### [Recorded information]
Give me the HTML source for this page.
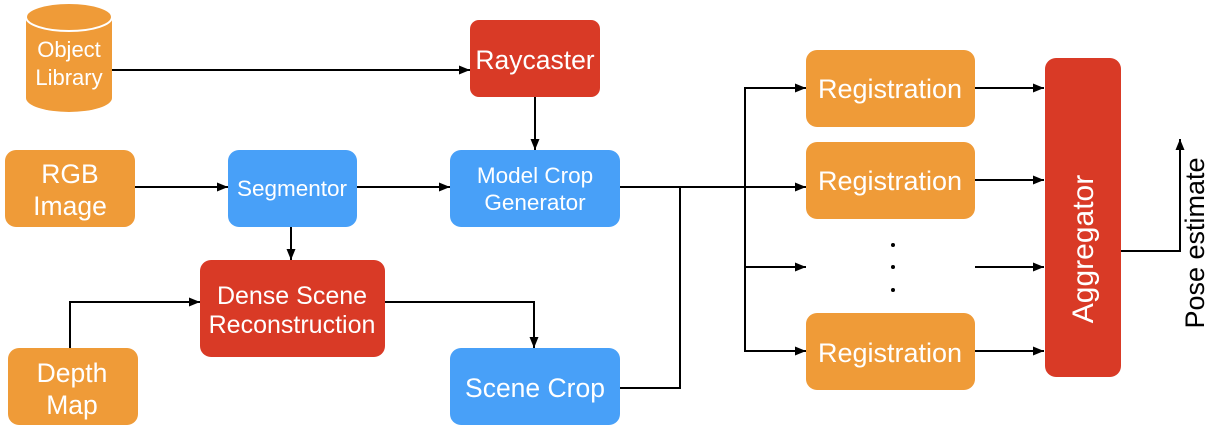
<!DOCTYPE html>
<html><head><style>
body{margin:0;background:#fff;}
svg text{font-family:"Liberation Sans",sans-serif;fill:#fff;text-anchor:middle;}
</style></head><body>
<svg width="1210" height="431" viewBox="0 0 1210 431" xmlns="http://www.w3.org/2000/svg">
<defs><marker id="a" markerWidth="12" markerHeight="12" refX="11" refY="6" orient="auto" markerUnits="userSpaceOnUse"><path d="M0,1.5 L11,6 L0,10.5 z" fill="#000"/></marker></defs>
<path d="M26,17 L26,98 A43,14 0 0 0 112,98 L112,17 Z" fill="#EF9B38"/>
<ellipse cx="69" cy="17" rx="43" ry="14" fill="#EF9B38" stroke="#fff" stroke-width="2"/>
<text x="69" y="57" font-size="22">Object</text>
<text x="69" y="85" font-size="22">Library</text>
<rect x="470" y="20" width="130" height="77" rx="9" fill="#D93A26"/>
<text x="535" y="69" font-size="26.5">Raycaster</text>
<rect x="5" y="150" width="130" height="77" rx="11" fill="#EF9B38"/>
<text x="70" y="183" font-size="26.5">RGB</text>
<text x="70" y="215" font-size="26.5">Image</text>
<rect x="228" y="150" width="129" height="77" rx="11" fill="#48A0F8"/>
<text x="292" y="196" font-size="22.5">Segmentor</text>
<rect x="450" y="150" width="170" height="77" rx="11" fill="#48A0F8"/>
<text x="535" y="183" font-size="22.5">Model Crop</text>
<text x="535" y="210" font-size="22.5">Generator</text>
<rect x="200" y="260" width="185" height="97" rx="11" fill="#D93A26"/>
<text x="292" y="304" font-size="25">Dense Scene</text>
<text x="292" y="333" font-size="25">Reconstruction</text>
<rect x="8" y="348" width="130" height="77" rx="11" fill="#EF9B38"/>
<text x="72" y="382" font-size="26.5">Depth</text>
<text x="72" y="414" font-size="26.5">Map</text>
<rect x="450" y="348" width="170" height="77" rx="11" fill="#48A0F8"/>
<text x="535" y="397" font-size="26.5">Scene Crop</text>
<rect x="806" y="50" width="169" height="77" rx="11" fill="#EF9B38"/>
<text x="890" y="98" font-size="27">Registration</text>
<rect x="806" y="142" width="169" height="77" rx="11" fill="#EF9B38"/>
<text x="890" y="190" font-size="27">Registration</text>
<rect x="806" y="313" width="169" height="77" rx="11" fill="#EF9B38"/>
<text x="890" y="362" font-size="27">Registration</text>
<rect x="1045" y="58" width="76" height="319" rx="11" fill="#D93A26"/>
<text x="0" y="0" font-size="30" transform="translate(1093,249) rotate(-90)">Aggregator</text>
<circle cx="893" cy="245" r="2" fill="#000"/><circle cx="893" cy="267" r="2" fill="#000"/><circle cx="893" cy="290" r="2" fill="#000"/>
<g stroke="#000" stroke-width="2" fill="none">
<path d="M112,70 H470" marker-end="url(#a)"/>
<path d="M535,97 V150" marker-end="url(#a)"/>
<path d="M135,187 H228" marker-end="url(#a)"/>
<path d="M357,187 H450" marker-end="url(#a)"/>
<path d="M291,227 V260" marker-end="url(#a)"/>
<path d="M70,348 V302 H200" marker-end="url(#a)"/>
<path d="M385,302 H534 V348" marker-end="url(#a)"/>
<path d="M620,388 H680 V187"/>
<path d="M620,187 H806" marker-end="url(#a)"/>
<path d="M806,88 H745 V351 H806" marker-end="url(#a)"/>
<path d="M745,88 H806" marker-end="url(#a)"/>
<path d="M745,267 H806" marker-end="url(#a)"/>
<path d="M975,88 H1044" marker-end="url(#a)"/>
<path d="M975,180 H1044" marker-end="url(#a)"/>
<path d="M975,267 H1044" marker-end="url(#a)"/>
<path d="M975,351 H1044" marker-end="url(#a)"/>
<path d="M1121,251 H1180 V139" marker-end="url(#a)"/>
</g>
<text x="0" y="0" font-size="27" style="fill:#000" transform="translate(1204,243) rotate(-90)">Pose estimate</text>
</svg>
</body></html>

### [Exercise description]
Transcribe the material as is, with images omitted.

### [Response for this exercise]
Give me the HTML source for this page.
<!DOCTYPE html>
<html><head><style>
body{margin:0;background:#fff;}
svg text{font-family:"Liberation Sans",sans-serif;fill:#fff;text-anchor:middle;}
</style></head><body>
<svg width="1210" height="431" viewBox="0 0 1210 431" xmlns="http://www.w3.org/2000/svg">
<defs><marker id="a" markerWidth="12" markerHeight="12" refX="11" refY="6" orient="auto" markerUnits="userSpaceOnUse"><path d="M0,1.5 L11,6 L0,10.5 z" fill="#000"/></marker></defs>
<path d="M26,17 L26,98 A43,14 0 0 0 112,98 L112,17 Z" fill="#EF9B38"/>
<ellipse cx="69" cy="17" rx="43" ry="14" fill="#EF9B38" stroke="#fff" stroke-width="2"/>
<text x="69" y="57" font-size="22">Object</text>
<text x="69" y="85" font-size="22">Library</text>
<rect x="470" y="20" width="130" height="77" rx="9" fill="#D93A26"/>
<text x="535" y="69" font-size="26.5">Raycaster</text>
<rect x="5" y="150" width="130" height="77" rx="11" fill="#EF9B38"/>
<text x="70" y="183" font-size="26.5">RGB</text>
<text x="70" y="215" font-size="26.5">Image</text>
<rect x="228" y="150" width="129" height="77" rx="11" fill="#48A0F8"/>
<text x="292" y="196" font-size="22.5">Segmentor</text>
<rect x="450" y="150" width="170" height="77" rx="11" fill="#48A0F8"/>
<text x="535" y="183" font-size="22.5">Model Crop</text>
<text x="535" y="210" font-size="22.5">Generator</text>
<rect x="200" y="260" width="185" height="97" rx="11" fill="#D93A26"/>
<text x="292" y="304" font-size="25">Dense Scene</text>
<text x="292" y="333" font-size="25">Reconstruction</text>
<rect x="8" y="348" width="130" height="77" rx="11" fill="#EF9B38"/>
<text x="72" y="382" font-size="26.5">Depth</text>
<text x="72" y="414" font-size="26.5">Map</text>
<rect x="450" y="348" width="170" height="77" rx="11" fill="#48A0F8"/>
<text x="535" y="397" font-size="26.5">Scene Crop</text>
<rect x="806" y="50" width="169" height="77" rx="11" fill="#EF9B38"/>
<text x="890" y="98" font-size="27">Registration</text>
<rect x="806" y="142" width="169" height="77" rx="11" fill="#EF9B38"/>
<text x="890" y="190" font-size="27">Registration</text>
<rect x="806" y="313" width="169" height="77" rx="11" fill="#EF9B38"/>
<text x="890" y="362" font-size="27">Registration</text>
<rect x="1045" y="58" width="76" height="319" rx="11" fill="#D93A26"/>
<text x="0" y="0" font-size="30" transform="translate(1093,249) rotate(-90)">Aggregator</text>
<circle cx="893" cy="245" r="2" fill="#000"/><circle cx="893" cy="267" r="2" fill="#000"/><circle cx="893" cy="290" r="2" fill="#000"/>
<g stroke="#000" stroke-width="2" fill="none">
<path d="M112,70 H470" marker-end="url(#a)"/>
<path d="M535,97 V150" marker-end="url(#a)"/>
<path d="M135,187 H228" marker-end="url(#a)"/>
<path d="M357,187 H450" marker-end="url(#a)"/>
<path d="M291,227 V260" marker-end="url(#a)"/>
<path d="M70,348 V302 H200" marker-end="url(#a)"/>
<path d="M385,302 H534 V348" marker-end="url(#a)"/>
<path d="M620,388 H680 V187"/>
<path d="M620,187 H806" marker-end="url(#a)"/>
<path d="M806,88 H745 V351 H806" marker-end="url(#a)"/>
<path d="M745,88 H806" marker-end="url(#a)"/>
<path d="M745,267 H806" marker-end="url(#a)"/>
<path d="M975,88 H1044" marker-end="url(#a)"/>
<path d="M975,180 H1044" marker-end="url(#a)"/>
<path d="M975,267 H1044" marker-end="url(#a)"/>
<path d="M975,351 H1044" marker-end="url(#a)"/>
<path d="M1121,251 H1180 V139" marker-end="url(#a)"/>
</g>
<text x="0" y="0" font-size="27" style="fill:#000" transform="translate(1204,243) rotate(-90)">Pose estimate</text>
</svg>
</body></html>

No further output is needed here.